L’exclusion des syndicats

Tous ces problèmes viennent du fait que l’objectif de ce nouveau texte vient d’une volonté première d’exclure les organisations syndicales du processus : pas de document pour vérifier que tout va bien, interdiction de s’adresser directement au rectorat sur un cas individuel. Les militants syndicaux ne seront tolérés que lors des recours. Et encore, seulement pour assister : on ne peut pas mandater. Et même pour assister, il faudra prouver que l’on en a le droit : les militants devront se munir de l’autorisation signée par le collègue et d’un autre papier signé par l’organisation syndicale ! Bien évidemment les services de gestion connaissent bien les militants et savent qu’ils sont légitimes, mais il s’agit de mettre le maximum de bâtons dans les roues, de compliquer les choses au maximum.

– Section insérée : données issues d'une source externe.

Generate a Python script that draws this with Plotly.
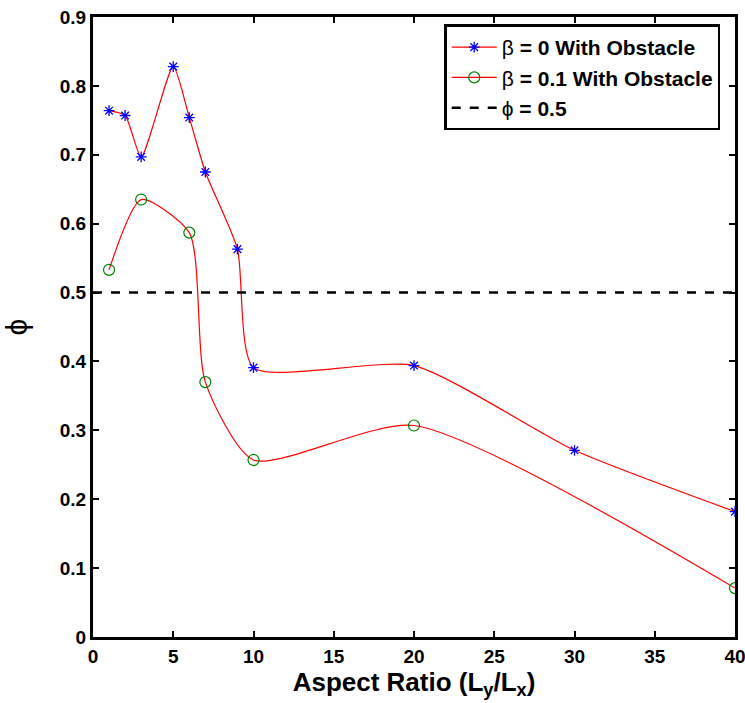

Et l’intérêt des personnels qui veulent muter ?

Et bien, tout est fait pour qu’ils ne puissent qu’accepter les décisions de l’administration : pas de possibilité de faire vérifier l’équité de traitement entre les personnels (aucune transparence) et une possibilité de contestation limitée à quelques cas : pas de mutation, ou mutation par extension (cas des stagiaires ou nouveaux entrants dans l’académie). Jusque-là, on pouvait contester dans tous les cas, c’est donc une dégradation. D’ailleurs, de façon générale, jamais l’amélioration des mutations pour les collègues n’est avancée pour justifier de la nouvelle procédure. Il s’agit juste de mettre dans un face à face direct le personnel, seul, et son employeur, bien plus puissant que lui.

En cas de problème, on voit bien qui imposera son point de vue.